Concord Grape Cobbler adapted from Arthur Street Kitchen
- 1 stick (113g) butter
- 1 cup plain (all-purpose) flour
- 1 ½ tsp baking powder
- pinch salt
- 1 cup low fat milk (or almond milk)
- 1 cup sugar, plus 1 tbsp extra
- Juice of ½ lime
- 1 tsp vanilla extra
- 2 cups seedless concord grapes (or other fruit) – if they have seeds, cut in half and remove them!
- Vanilla ice cream, to serve
Preheat the oven to 350˚F.
Place the butter in one 10 inch cast-iron skillet or, as I used, two 6.5 inch skillets (just halve the butter and put some in each). Place in the preheated oven and allow the butter to melt.
Prepare the grapes by coating them with 1 tablespoon of sugar. Set aside.
Meanwhile, in a medium bowl, add the flour, baking powder, and a pinch of salt. Using a hand whisk, stir in the milk, sugar, vanilla, and lime juice, until well combined.

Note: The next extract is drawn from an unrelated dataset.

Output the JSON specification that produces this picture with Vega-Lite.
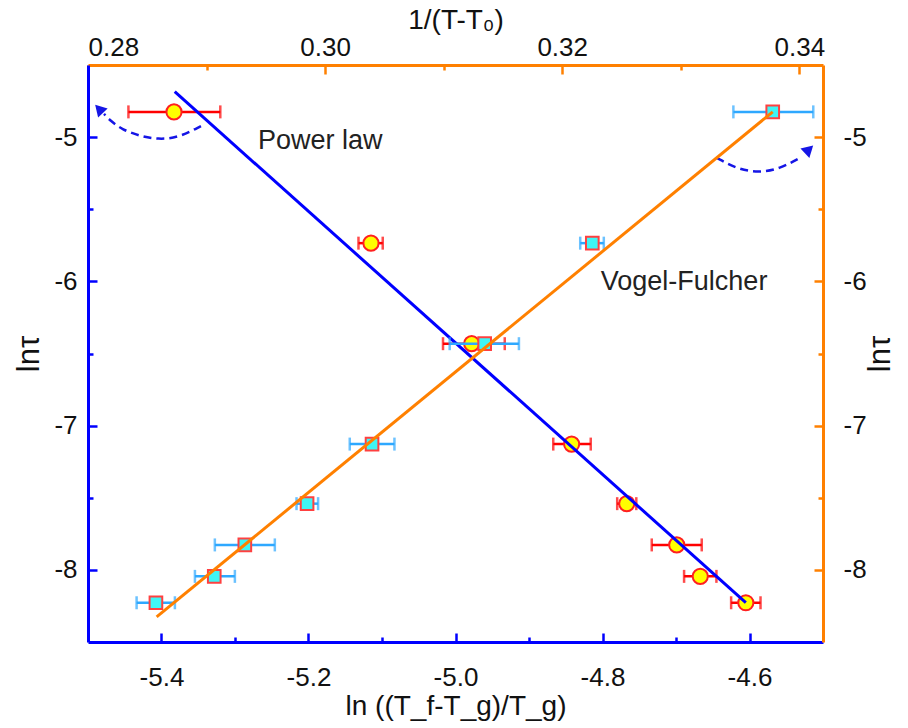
{
  "$schema": "https://vega.github.io/schema/vega-lite/v6.json",
  "width": 735,
  "height": 577,
  "autosize": {"type": "none"},
  "padding": {"left": 88, "top": 65, "right": 85, "bottom": 86},
  "background": "white",
  "config": {
    "view": {"stroke": null},
    "font": "Liberation Sans",
    "axis": {"grid": false, "labelFont": "Liberation Sans", "titleFont": "Liberation Sans", "titleFontWeight": "normal", "labelColor": "#111", "titleColor": "#111", "labelFontSize": 26, "titleFontSize": 28}
  },
  "datasets": {
    "power": [
      {"x": -5.383, "y": -4.825, "xlo": -5.445, "xhi": -5.320},
      {"x": -5.115, "y": -5.735, "xlo": -5.132, "xhi": -5.099},
      {"x": -4.978, "y": -6.432, "xlo": -5.017, "xhi": -4.933},
      {"x": -4.842, "y": -7.128, "xlo": -4.867, "xhi": -4.816},
      {"x": -4.767, "y": -7.541, "xlo": -4.780, "xhi": -4.754},
      {"x": -4.699, "y": -7.827, "xlo": -4.733, "xhi": -4.665},
      {"x": -4.667, "y": -8.045, "xlo": -4.689, "xhi": -4.645},
      {"x": -4.605, "y": -8.228, "xlo": -4.625, "xhi": -4.585}
    ],
    "vf": [
      {"t": 0.28573, "y": -8.228, "tlo": 0.28410, "thi": 0.28733},
      {"t": 0.29065, "y": -8.045, "tlo": 0.28902, "thi": 0.29239},
      {"t": 0.29323, "y": -7.827, "tlo": 0.29070, "thi": 0.29576},
      {"t": 0.29848, "y": -7.541, "tlo": 0.29759, "thi": 0.29941},
      {"t": 0.30396, "y": -7.128, "tlo": 0.30208, "thi": 0.30585},
      {"t": 0.31346, "y": -6.432, "tlo": 0.31051, "thi": 0.31635},
      {"t": 0.32254, "y": -5.735, "tlo": 0.32152, "thi": 0.32351},
      {"t": 0.33776, "y": -4.825, "tlo": 0.33444, "thi": 0.34118}
    ],
    "plfit": [{"x": -5.382, "y": -4.685}, {"x": -4.605, "y": -8.227}],
    "vffit": [{"t": 0.28579, "y": -8.326}, {"t": 0.33776, "y": -4.825}],
    "arrows": [
      {"id": "L", "k": 1, "x": -5.3463, "y": -4.9235},
      {"id": "L", "k": 2, "x": -5.3771, "y": -5.0042},
      {"id": "L", "k": 3, "x": -5.4044, "y": -5.016},
      {"id": "L", "k": 4, "x": -5.4293, "y": -4.993},
      {"id": "L", "k": 5, "x": -5.4541, "y": -4.9465},
      {"id": "L", "k": 6, "x": -5.4701, "y": -4.8839},
      {"id": "L", "k": 7, "x": -5.4782, "y": -4.839},
      {"id": "R", "k": 1, "x": -4.6446, "y": -5.1433},
      {"id": "R", "k": 2, "x": -4.6174, "y": -5.2197},
      {"id": "R", "k": 3, "x": -4.588, "y": -5.2476},
      {"id": "R", "k": 4, "x": -4.5585, "y": -5.2197},
      {"id": "R", "k": 5, "x": -4.5313, "y": -5.1433}
    ],
    "heads": [
      {"side": "L", "x": -5.485, "y": -4.804},
      {"side": "R", "x": -4.519, "y": -5.0855}
    ],
    "notes": [
      {"label": "Power law", "x": -5.184, "y": -5.028},
      {"label": "Vogel-Fulcher", "x": -4.689, "y": -6.001}
    ]
  },
  "resolve": {"scale": {"x": "independent", "y": "independent"}, "axis": {"x": "independent", "y": "independent"}},
  "layer": [
    {
      "resolve": {"axis": {"x": "independent", "y": "independent"}},
      "encoding": {
        "x": {"type": "quantitative", "scale": {"domain": [-5.5, -4.5], "nice": false, "zero": false}},
        "y": {"type": "quantitative", "scale": {"domain": [-8.5, -4.5], "nice": false, "zero": false}}
      },
      "layer": [
        {
          "data": {"name": "power"},
          "mark": {"type": "rule", "color": "#FF0000", "strokeWidth": 2.5},
          "encoding": {
            "x": {"field": "xlo", "type": "quantitative", "axis": {"orient": "bottom", "values": [-5.3, -5.1, -4.9, -4.7], "labels": false, "domain": false, "tickSize": -5, "tickColor": "#0000FF", "tickWidth": 2.5, "title": null}},
            "x2": {"field": "xhi"},
            "y": {"field": "y", "type": "quantitative", "axis": {"orient": "left", "values": [-5.5, -6.5, -7.5], "labels": false, "domain": false, "tickSize": -5, "tickColor": "#0000FF", "tickWidth": 2.5, "title": null}}
          }
        },
        {
          "data": {"name": "power"},
          "mark": {"type": "tick", "orient": "vertical", "color": "#FF0000", "size": 13, "thickness": 2.5},
          "encoding": {
            "x": {"field": "xlo", "type": "quantitative", "axis": null},
            "y": {"field": "y", "type": "quantitative", "axis": null}
          }
        },
        {
          "data": {"name": "power"},
          "mark": {"type": "tick", "orient": "vertical", "color": "#FF0000", "size": 13, "thickness": 2.5},
          "encoding": {
            "x": {"field": "xhi", "type": "quantitative", "axis": null},
            "y": {"field": "y", "type": "quantitative", "axis": null}
          }
        },
        {
          "data": {"name": "power"},
          "mark": {"type": "point", "shape": "circle", "filled": true, "fill": "#FFFF00", "stroke": "#FF2020", "strokeWidth": 2, "size": 230, "opacity": 1},
          "encoding": {
            "x": {"field": "x", "type": "quantitative", "axis": null},
            "y": {"field": "y", "type": "quantitative", "axis": null}
          }
        },
        {
          "data": {"name": "plfit"},
          "mark": {"type": "line", "color": "#0000FF", "strokeWidth": 3},
          "encoding": {
            "x": {"field": "x", "type": "quantitative", "axis": {"orient": "bottom", "values": [-5.4, -5.2, -5.0, -4.8, -4.6], "format": ".1f", "labelExpr": "replace(datum.label, '−', '-')", "domainColor": "#0000FF", "domainWidth": 3, "tickColor": "#0000FF", "tickWidth": 2.5, "tickSize": -9, "labelPadding": 31, "title": "ln ((T_f-T_g)/T_g)", "titlePadding": 2}},
            "y": {"field": "y", "type": "quantitative", "axis": {"orient": "left", "values": [-5, -6, -7, -8], "labelExpr": "replace(datum.label, '−', '-')", "domainColor": "#0000FF", "domainWidth": 3, "tickColor": "#0000FF", "tickWidth": 2.5, "tickSize": -9, "labelPadding": 20, "title": "lnτ", "titleFontSize": 31, "titleAngle": 270, "titlePadding": 8}}
          }
        },
        {
          "data": {"name": "arrows"},
          "mark": {"type": "line", "color": "#1515E6", "strokeWidth": 2.5, "strokeDash": [8, 5], "interpolate": "basis"},
          "encoding": {
            "x": {"field": "x", "type": "quantitative", "axis": null},
            "y": {"field": "y", "type": "quantitative", "axis": null},
            "detail": {"field": "id"},
            "order": {"field": "k"}
          }
        },
        {
          "data": {"name": "heads"},
          "transform": [{"filter": "datum.side == 'L'"}],
          "mark": {"type": "point", "shape": "triangle-up", "filled": true, "color": "#1515E6", "size": 170, "angle": 317, "opacity": 1},
          "encoding": {
            "x": {"field": "x", "type": "quantitative", "axis": null},
            "y": {"field": "y", "type": "quantitative", "axis": null}
          }
        },
        {
          "data": {"name": "heads"},
          "transform": [{"filter": "datum.side == 'R'"}],
          "mark": {"type": "point", "shape": "triangle-up", "filled": true, "color": "#1515E6", "size": 170, "angle": 47, "opacity": 1},
          "encoding": {
            "x": {"field": "x", "type": "quantitative", "axis": null},
            "y": {"field": "y", "type": "quantitative", "axis": null}
          }
        },
        {
          "data": {"name": "notes"},
          "mark": {"type": "text", "fontSize": 27, "font": "Liberation Sans", "color": "#222", "align": "center", "baseline": "middle"},
          "encoding": {
            "x": {"field": "x", "type": "quantitative", "axis": null},
            "y": {"field": "y", "type": "quantitative", "axis": null},
            "text": {"field": "label"}
          }
        }
      ]
    },
    {
      "resolve": {"axis": {"x": "independent", "y": "independent"}},
      "encoding": {
        "x": {"type": "quantitative", "scale": {"domain": [0.28, 0.342], "nice": false, "zero": false}},
        "y": {"type": "quantitative", "scale": {"domain": [-8.5, -4.5], "nice": false, "zero": false}}
      },
      "layer": [
        {
          "data": {"name": "vf"},
          "mark": {"type": "rule", "color": "#2EA8FF", "strokeWidth": 2.5},
          "encoding": {
            "x": {"field": "tlo", "type": "quantitative", "axis": {"orient": "top", "values": [0.29, 0.31, 0.33], "labels": false, "domain": false, "tickSize": -5, "tickColor": "#FF8000", "tickWidth": 2.5, "title": null}},
            "x2": {"field": "thi"},
            "y": {"field": "y", "type": "quantitative", "axis": {"orient": "right", "values": [-5.5, -6.5, -7.5], "labels": false, "domain": false, "tickSize": -5, "tickColor": "#FF8000", "tickWidth": 2.5, "title": null}}
          }
        },
        {
          "data": {"name": "vf"},
          "mark": {"type": "tick", "orient": "vertical", "color": "#2EA8FF", "size": 13, "thickness": 2.5},
          "encoding": {
            "x": {"field": "tlo", "type": "quantitative", "axis": null},
            "y": {"field": "y", "type": "quantitative", "axis": null}
          }
        },
        {
          "data": {"name": "vf"},
          "mark": {"type": "tick", "orient": "vertical", "color": "#2EA8FF", "size": 13, "thickness": 2.5},
          "encoding": {
            "x": {"field": "thi", "type": "quantitative", "axis": null},
            "y": {"field": "y", "type": "quantitative", "axis": null}
          }
        },
        {
          "data": {"name": "vf"},
          "mark": {"type": "point", "shape": "square", "filled": true, "fill": "#3FF5F5", "stroke": "#FF4040", "strokeWidth": 2, "size": 160, "opacity": 1},
          "encoding": {
            "x": {"field": "t", "type": "quantitative", "axis": null},
            "y": {"field": "y", "type": "quantitative", "axis": null}
          }
        },
        {
          "data": {"name": "vffit"},
          "mark": {"type": "line", "color": "#FF8000", "strokeWidth": 3},
          "encoding": {
            "x": {"field": "t", "type": "quantitative", "axis": {"orient": "top", "values": [0.28, 0.30, 0.32, 0.34], "format": ".2f", "domainColor": "#FF8000", "domainWidth": 3, "tickColor": "#FF8000", "tickWidth": 2.5, "tickSize": -9, "labelPadding": 14, "title": "1/(T-T₀)", "titlePadding": 0}},
            "y": {"field": "y", "type": "quantitative", "axis": {"orient": "right", "values": [-5, -6, -7, -8], "labelExpr": "replace(datum.label, '−', '-')", "domainColor": "#FF8000", "domainWidth": 3, "tickColor": "#FF8000", "tickWidth": 2.5, "tickSize": -9, "labelPadding": 29, "title": "lnτ", "titleFontSize": 31, "titleAngle": 270, "titlePadding": 30}}
          }
        }
      ]
    }
  ]
}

Once the butter has melted in the skillet, carefully remove from the oven and pour the batter into the pan with the butter. Working quickly, top the batter with the sugared grapes. Place back into the oven and bake for around 25-30 minutes until the batter is golden and has risen around the fruit. Place a large baking tray under the skillet to catch any batter or butter overflow.
Allow the cobbler to cool, preferably for around 20-30 minutes. I always allow my cobblers to cool a little before eating as this allows the fruit juices to thicken underneath the batter.